- WHAT THE EXERCISE ASKS
Can you copy out the data exactly? Leave the images out.

_ _ _

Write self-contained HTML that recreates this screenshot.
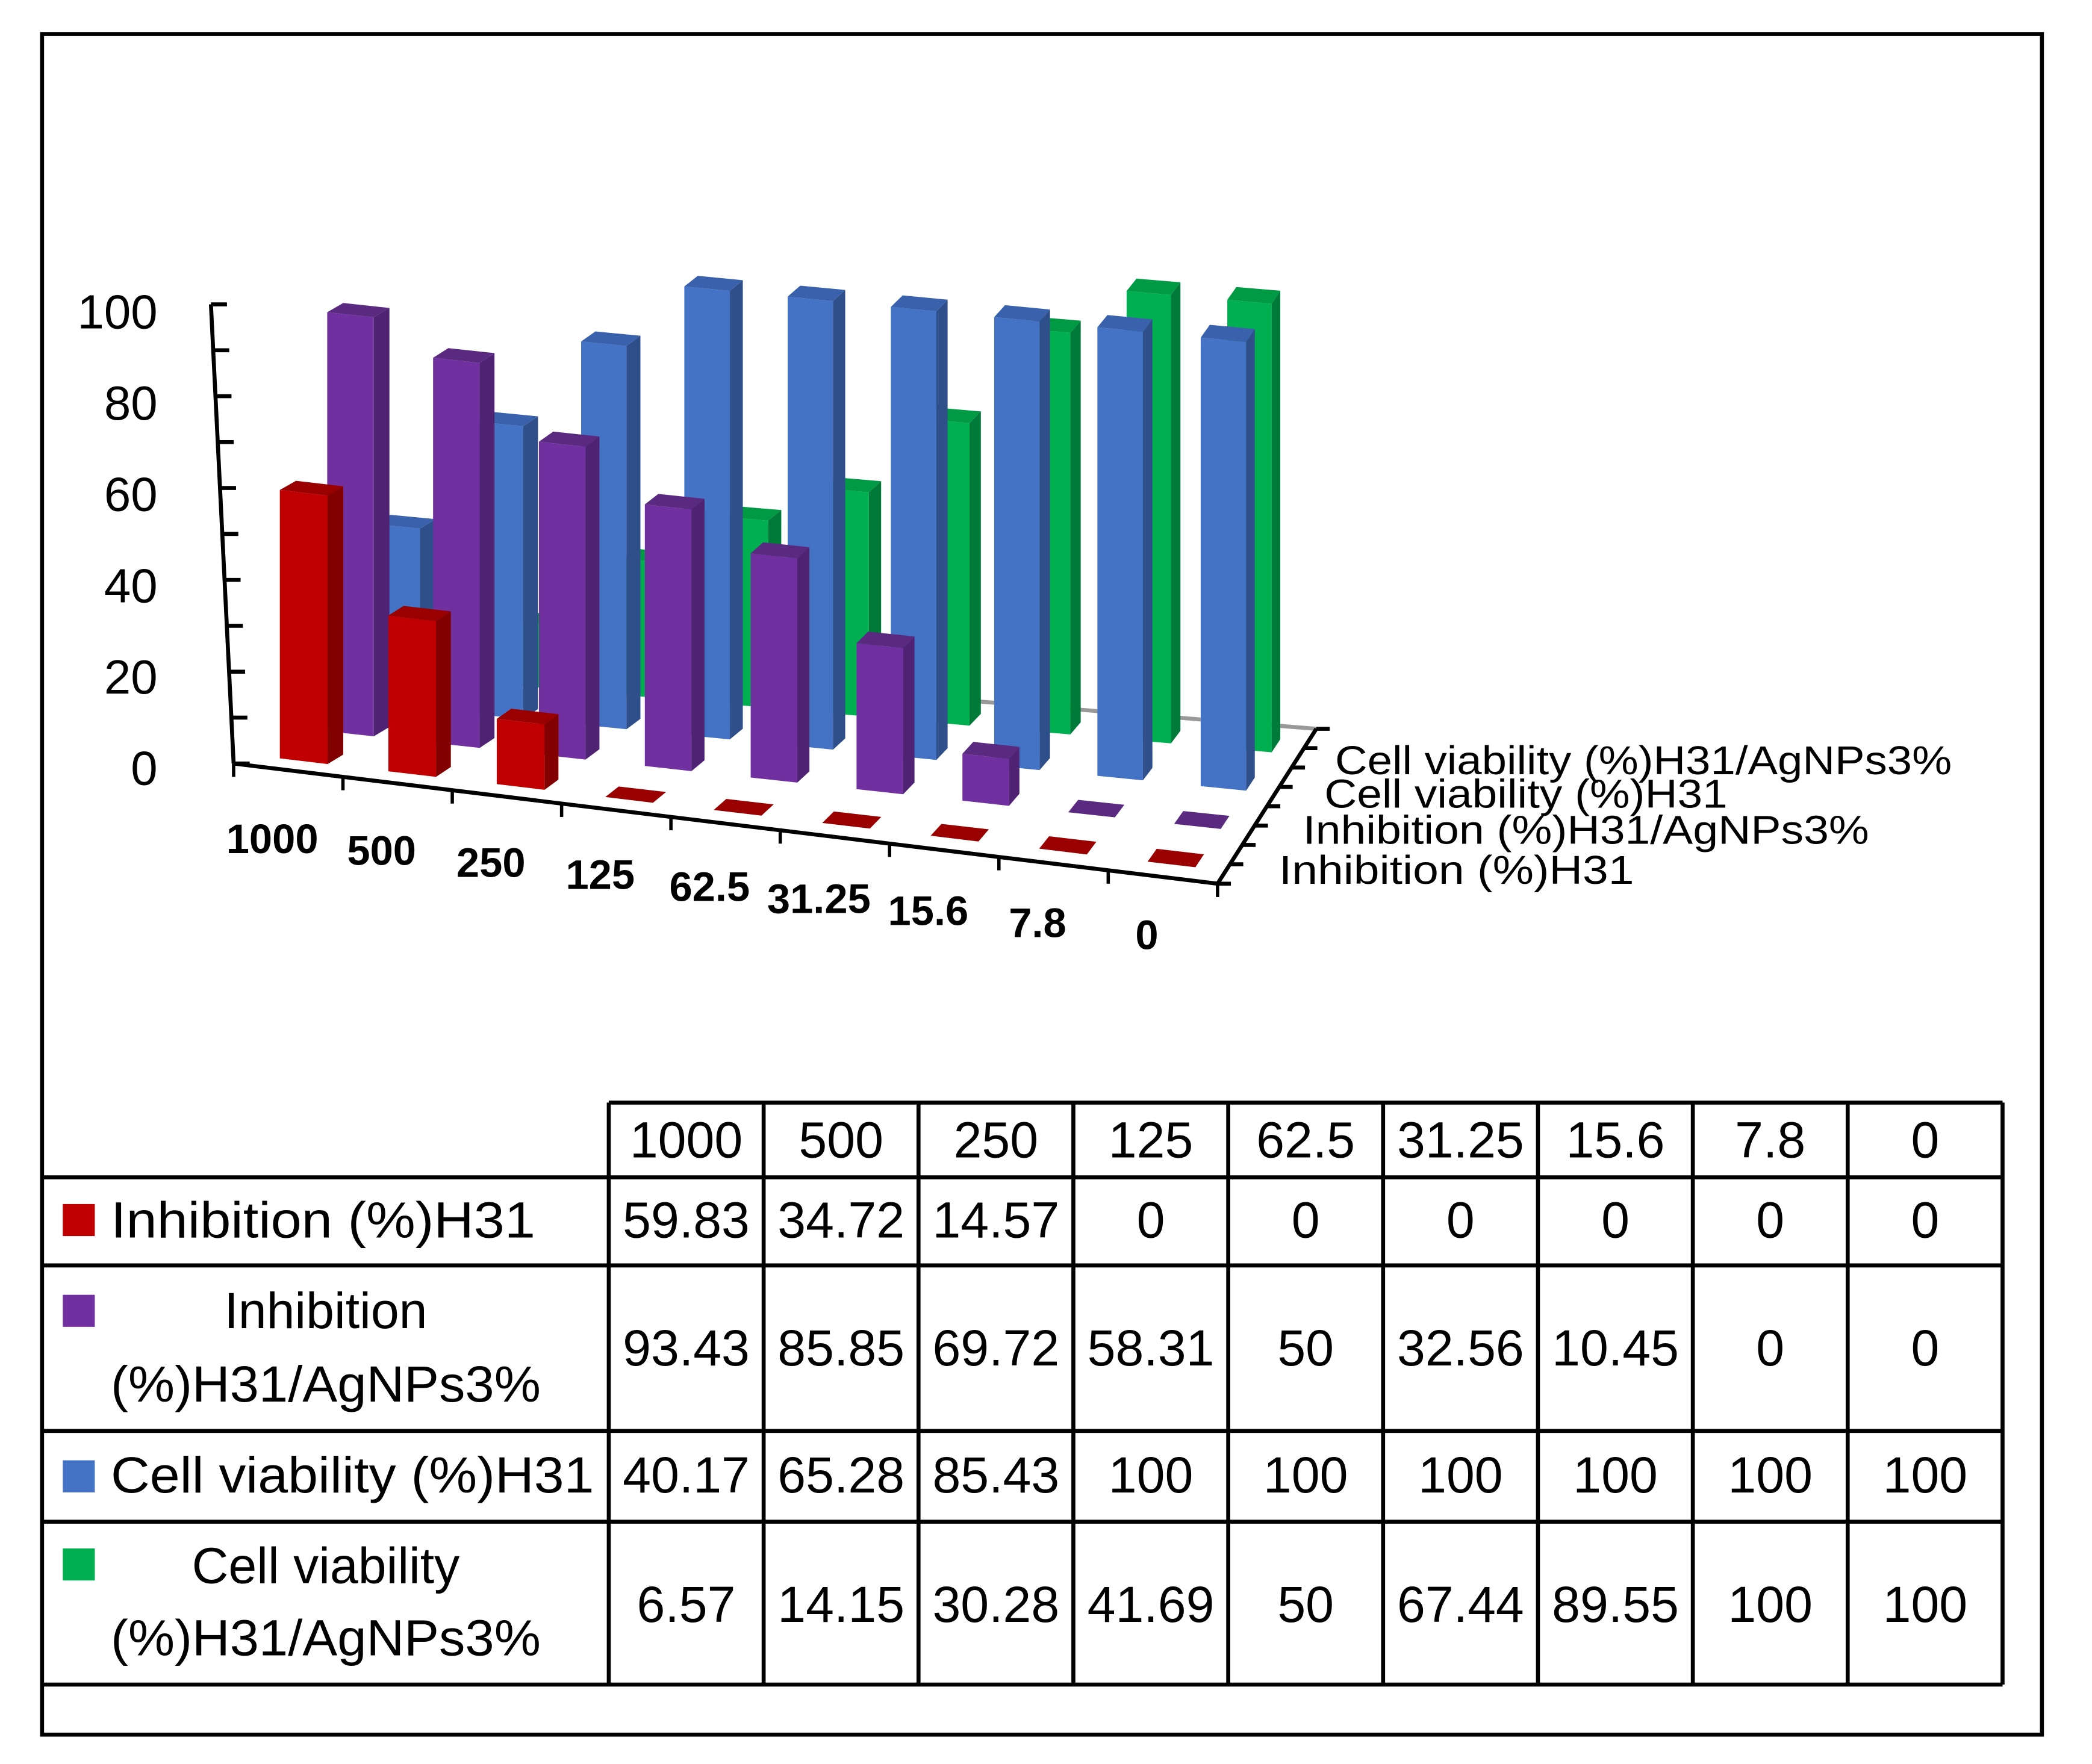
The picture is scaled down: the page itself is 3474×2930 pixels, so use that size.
<!DOCTYPE html>
<html><head><meta charset="utf-8"><style>
html,body{margin:0;padding:0;background:#fff}
svg{display:block}
text{font-family:"Liberation Sans",sans-serif;fill:#000}
</style></head><body>
<svg id="chart" width="3474" height="2930" viewBox="0 0 1567 1321.5" preserveAspectRatio="none" xmlns="http://www.w3.org/2000/svg">
<rect x="31.5" y="25.5" width="1498" height="1274" fill="#fff" stroke="#000" stroke-width="3"/>
<g id="axes"></g>
<g id="bars"></g>
<g id="labels"></g>
<g id="table"></g>
</svg>
<script>
const categories = ["1000","500","250","125","62.5","31.25","15.6","7.8","0"];
const seriesNames = ["Inhibition (%)H31","Inhibition (%)H31/AgNPs3%","Cell viability (%)H31","Cell viability (%)H31/AgNPs3%"];
const inhibitionH31 = [59.83,34.72,14.57,0,0,0,0,0,0];
const inhibitionAg = [93.43,85.85,69.72,58.31,50,32.56,10.45,0,0];
const viabilityH31 = [40.17,65.28,85.43,100,100,100,100,100,100];
const viabilityAg = [6.57,14.15,30.28,41.69,50,67.44,89.55,100,100];
const yTicks = [0,20,40,60,80,100];

const series = [inhibitionH31, inhibitionAg, viabilityH31, viabilityAg];
const colors = [
  {f:"#c00000", s:"#820000", t:"#9a0000"},
  {f:"#7030a0", s:"#4f2274", t:"#5a2a80"},
  {f:"#4472c4", s:"#2f4f8a", t:"#3a62ac"},
  {f:"#00b050", s:"#007a38", t:"#009a44"}
];
const NS = "http://www.w3.org/2000/svg";
const FL=[175,572], FR=[912,662], BL=[319,492], BR=[986,546];
const VS = 3.36;
function P(i,j,v){
  const t=j/4, s=i/9;
  const lx=FL[0]+t*(BL[0]-FL[0]), ly=FL[1]+t*(BL[1]-FL[1]);
  const rx=FR[0]+t*(BR[0]-FR[0]), ry=FR[1]+t*(BR[1]-FR[1]);
  return [lx+s*(rx-lx), ly+s*(ry-ly)-v*VS];
}
function poly(parent, pts, fill, name){
  const p=document.createElementNS(NS,"polygon");
  p.setAttribute("points", pts.map(q=>q[0].toFixed(1)+","+q[1].toFixed(1)).join(" "));
  p.setAttribute("fill", fill);
  
  
  parent.appendChild(p);
  return p;
}
function line(parent,x1,y1,x2,y2,stroke,w,name){
  const l=document.createElementNS(NS,"line");
  l.setAttribute("x1",x1);l.setAttribute("y1",y1);l.setAttribute("x2",x2);l.setAttribute("y2",y2);
  l.setAttribute("stroke",stroke);l.setAttribute("stroke-width",w);
  
  
  parent.appendChild(l);
}
function text(parent,x,y,str,size,anchor,weight,name,tl){
  const t=document.createElementNS(NS,"text");
  t.setAttribute("x",x);t.setAttribute("y",y);
  t.setAttribute("font-size",size);
  t.setAttribute("text-anchor",anchor||"start");
  if(weight) t.setAttribute("font-weight",weight);
  if(tl){t.setAttribute("textLength",tl);t.setAttribute("lengthAdjust","spacingAndGlyphs");}
  t.textContent=str;
  
  
  parent.appendChild(t);
}
const ax=document.getElementById("axes");
line(ax,BL[0],BL[1],BR[0],BR[1],"#999",3,"floor-back-edge");
line(ax,158,228,175,572,"#000",3,"y-axis-line");
for(let v=0;v<=100;v+=10){
  const f=(100-v)/100; const x=158+17*f, y=228+344*f;
  line(ax,x,y,x+12,y,"#000",3,"y-axis-tick");
}
line(ax,FL[0],FL[1],FR[0],FR[1],"#000",3,"x-axis-line");
for(let i=0;i<=9;i++){const p=P(i,0,0); line(ax,p[0],p[1],p[0],p[1]+10,"#000",2.5,"x-axis-tick");}
line(ax,FR[0],FR[1],BR[0],BR[1],"#000",3,"depth-axis-line");
for(let k=0;k<=8;k++){const p=P(9,k/2,0); line(ax,p[0],p[1],p[0]+10,p[1],"#000",3,"depth-axis-tick");}
const bg=document.getElementById("bars");
for(let j=3;j>=0;j--){
  for(let i=0;i<categories.length;i++){
    const v=series[j][i];
    const g=document.createElementNS(NS,"g");
    
    
    bg.appendChild(g);
    const i0=i+0.28,i1=i+0.72,j0=j+0.33,j1=j+0.67;
    const c=colors[j];
    if(v>0){
      poly(g,[P(i0,j0,0),P(i1,j0,0),P(i1,j0,v),P(i0,j0,v)],c.f,"bar-front");
      poly(g,[P(i1,j0,0),P(i1,j1,0),P(i1,j1,v),P(i1,j0,v)],c.s,"bar-side");
      poly(g,[P(i0,j0,v),P(i1,j0,v),P(i1,j1,v),P(i0,j1,v)],c.t,"bar-top");
    } else {
      poly(g,[P(i0,j0,0),P(i1,j0,0),P(i1,j1,0),P(i0,j1,0)],c.t,"bar-zero-top");
    }
  }
}
const lg=document.getElementById("labels");
yTicks.forEach(v=>{const f=(100-v)/100; text(lg,118,246+342*f,String(v),36,"end",null,"y-tick-label");});
categories.forEach((c,i)=>{const p=P(i+0.5,0,0); text(lg,p[0]-12,p[1]+62-i*1,c,31,"middle","bold","x-tick-label");});
const depthLab=[[958,662,266],[976,632,424],[992,605,302],[1000,580,462]];
seriesNames.forEach((n,j)=>{text(lg,depthLab[j][0],depthLab[j][1],n,30,"start",null,"series-depth-label",depthLab[j][2]);});
const tb=document.getElementById("table");
const colX=[456,572,688,804,920,1036,1152,1268,1384,1500];
const rowY=[826,882,948,1072,1140,1262];
line(tb,456,826,1500,826,"#000",3,"table-top-border");
for(let r=1;r<rowY.length;r++) line(tb,32,rowY[r],1500,rowY[r],"#000",3,"table-row-border");
colX.forEach(x=>line(tb,x,826,x,1262,"#000",3,"table-col-border"));
categories.forEach((c,i)=>text(tb,(colX[i]+colX[i+1])/2,867,c,38,"middle",null,"table-header-cell"));
const numBase=[927,1023,1118,1215];
series.forEach((s,j)=>{
  s.forEach((v,i)=>text(tb,(colX[i]+colX[i+1])/2,numBase[j],String(v),38,"middle",null,"table-value-cell"));
  const sq=document.createElementNS(NS,"rect");
  const sy=[902,970,1094,1160][j];
  sq.setAttribute("x",47);sq.setAttribute("y",sy);sq.setAttribute("width",24);sq.setAttribute("height",24);
  sq.setAttribute("fill",colors[j].f);
  
  
  tb.appendChild(sq);
});
text(tb,83,927,seriesNames[0],38,"start",null,"row-label",318);
text(tb,244,995,"Inhibition",38,"middle",null,"row-label");
text(tb,83,1050,"(%)H31/AgNPs3%",38,"start",null,"row-label",322);
text(tb,83,1118,seriesNames[2],38,"start",null,"row-label",362);
text(tb,244,1186,"Cell viability",38,"middle",null,"row-label");
text(tb,83,1240,"(%)H31/AgNPs3%",38,"start",null,"row-label",322);
</script>
</body></html>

_ _ _

- ANSWER IN FULL
Write self-contained HTML that recreates this screenshot.
The picture is scaled down: the page itself is 3474×2930 pixels, so use that size.
<!DOCTYPE html>
<html><head><meta charset="utf-8"><style>
html,body{margin:0;padding:0;background:#fff}
svg{display:block}
text{font-family:"Liberation Sans",sans-serif;fill:#000}
</style></head><body>
<svg id="chart" width="3474" height="2930" viewBox="0 0 1567 1321.5" preserveAspectRatio="none" xmlns="http://www.w3.org/2000/svg">
<rect x="31.5" y="25.5" width="1498" height="1274" fill="#fff" stroke="#000" stroke-width="3"/>
<g id="axes"></g>
<g id="bars"></g>
<g id="labels"></g>
<g id="table"></g>
</svg>
<script>
const categories = ["1000","500","250","125","62.5","31.25","15.6","7.8","0"];
const seriesNames = ["Inhibition (%)H31","Inhibition (%)H31/AgNPs3%","Cell viability (%)H31","Cell viability (%)H31/AgNPs3%"];
const inhibitionH31 = [59.83,34.72,14.57,0,0,0,0,0,0];
const inhibitionAg = [93.43,85.85,69.72,58.31,50,32.56,10.45,0,0];
const viabilityH31 = [40.17,65.28,85.43,100,100,100,100,100,100];
const viabilityAg = [6.57,14.15,30.28,41.69,50,67.44,89.55,100,100];
const yTicks = [0,20,40,60,80,100];

const series = [inhibitionH31, inhibitionAg, viabilityH31, viabilityAg];
const colors = [
  {f:"#c00000", s:"#820000", t:"#9a0000"},
  {f:"#7030a0", s:"#4f2274", t:"#5a2a80"},
  {f:"#4472c4", s:"#2f4f8a", t:"#3a62ac"},
  {f:"#00b050", s:"#007a38", t:"#009a44"}
];
const NS = "http://www.w3.org/2000/svg";
const FL=[175,572], FR=[912,662], BL=[319,492], BR=[986,546];
const VS = 3.36;
function P(i,j,v){
  const t=j/4, s=i/9;
  const lx=FL[0]+t*(BL[0]-FL[0]), ly=FL[1]+t*(BL[1]-FL[1]);
  const rx=FR[0]+t*(BR[0]-FR[0]), ry=FR[1]+t*(BR[1]-FR[1]);
  return [lx+s*(rx-lx), ly+s*(ry-ly)-v*VS];
}
function poly(parent, pts, fill, name){
  const p=document.createElementNS(NS,"polygon");
  p.setAttribute("points", pts.map(q=>q[0].toFixed(1)+","+q[1].toFixed(1)).join(" "));
  p.setAttribute("fill", fill);
  
  
  parent.appendChild(p);
  return p;
}
function line(parent,x1,y1,x2,y2,stroke,w,name){
  const l=document.createElementNS(NS,"line");
  l.setAttribute("x1",x1);l.setAttribute("y1",y1);l.setAttribute("x2",x2);l.setAttribute("y2",y2);
  l.setAttribute("stroke",stroke);l.setAttribute("stroke-width",w);
  
  
  parent.appendChild(l);
}
function text(parent,x,y,str,size,anchor,weight,name,tl){
  const t=document.createElementNS(NS,"text");
  t.setAttribute("x",x);t.setAttribute("y",y);
  t.setAttribute("font-size",size);
  t.setAttribute("text-anchor",anchor||"start");
  if(weight) t.setAttribute("font-weight",weight);
  if(tl){t.setAttribute("textLength",tl);t.setAttribute("lengthAdjust","spacingAndGlyphs");}
  t.textContent=str;
  
  
  parent.appendChild(t);
}
const ax=document.getElementById("axes");
line(ax,BL[0],BL[1],BR[0],BR[1],"#999",3,"floor-back-edge");
line(ax,158,228,175,572,"#000",3,"y-axis-line");
for(let v=0;v<=100;v+=10){
  const f=(100-v)/100; const x=158+17*f, y=228+344*f;
  line(ax,x,y,x+12,y,"#000",3,"y-axis-tick");
}
line(ax,FL[0],FL[1],FR[0],FR[1],"#000",3,"x-axis-line");
for(let i=0;i<=9;i++){const p=P(i,0,0); line(ax,p[0],p[1],p[0],p[1]+10,"#000",2.5,"x-axis-tick");}
line(ax,FR[0],FR[1],BR[0],BR[1],"#000",3,"depth-axis-line");
for(let k=0;k<=8;k++){const p=P(9,k/2,0); line(ax,p[0],p[1],p[0]+10,p[1],"#000",3,"depth-axis-tick");}
const bg=document.getElementById("bars");
for(let j=3;j>=0;j--){
  for(let i=0;i<categories.length;i++){
    const v=series[j][i];
    const g=document.createElementNS(NS,"g");
    
    
    bg.appendChild(g);
    const i0=i+0.28,i1=i+0.72,j0=j+0.33,j1=j+0.67;
    const c=colors[j];
    if(v>0){
      poly(g,[P(i0,j0,0),P(i1,j0,0),P(i1,j0,v),P(i0,j0,v)],c.f,"bar-front");
      poly(g,[P(i1,j0,0),P(i1,j1,0),P(i1,j1,v),P(i1,j0,v)],c.s,"bar-side");
      poly(g,[P(i0,j0,v),P(i1,j0,v),P(i1,j1,v),P(i0,j1,v)],c.t,"bar-top");
    } else {
      poly(g,[P(i0,j0,0),P(i1,j0,0),P(i1,j1,0),P(i0,j1,0)],c.t,"bar-zero-top");
    }
  }
}
const lg=document.getElementById("labels");
yTicks.forEach(v=>{const f=(100-v)/100; text(lg,118,246+342*f,String(v),36,"end",null,"y-tick-label");});
categories.forEach((c,i)=>{const p=P(i+0.5,0,0); text(lg,p[0]-12,p[1]+62-i*1,c,31,"middle","bold","x-tick-label");});
const depthLab=[[958,662,266],[976,632,424],[992,605,302],[1000,580,462]];
seriesNames.forEach((n,j)=>{text(lg,depthLab[j][0],depthLab[j][1],n,30,"start",null,"series-depth-label",depthLab[j][2]);});
const tb=document.getElementById("table");
const colX=[456,572,688,804,920,1036,1152,1268,1384,1500];
const rowY=[826,882,948,1072,1140,1262];
line(tb,456,826,1500,826,"#000",3,"table-top-border");
for(let r=1;r<rowY.length;r++) line(tb,32,rowY[r],1500,rowY[r],"#000",3,"table-row-border");
colX.forEach(x=>line(tb,x,826,x,1262,"#000",3,"table-col-border"));
categories.forEach((c,i)=>text(tb,(colX[i]+colX[i+1])/2,867,c,38,"middle",null,"table-header-cell"));
const numBase=[927,1023,1118,1215];
series.forEach((s,j)=>{
  s.forEach((v,i)=>text(tb,(colX[i]+colX[i+1])/2,numBase[j],String(v),38,"middle",null,"table-value-cell"));
  const sq=document.createElementNS(NS,"rect");
  const sy=[902,970,1094,1160][j];
  sq.setAttribute("x",47);sq.setAttribute("y",sy);sq.setAttribute("width",24);sq.setAttribute("height",24);
  sq.setAttribute("fill",colors[j].f);
  
  
  tb.appendChild(sq);
});
text(tb,83,927,seriesNames[0],38,"start",null,"row-label",318);
text(tb,244,995,"Inhibition",38,"middle",null,"row-label");
text(tb,83,1050,"(%)H31/AgNPs3%",38,"start",null,"row-label",322);
text(tb,83,1118,seriesNames[2],38,"start",null,"row-label",362);
text(tb,244,1186,"Cell viability",38,"middle",null,"row-label");
text(tb,83,1240,"(%)H31/AgNPs3%",38,"start",null,"row-label",322);
</script>
</body></html>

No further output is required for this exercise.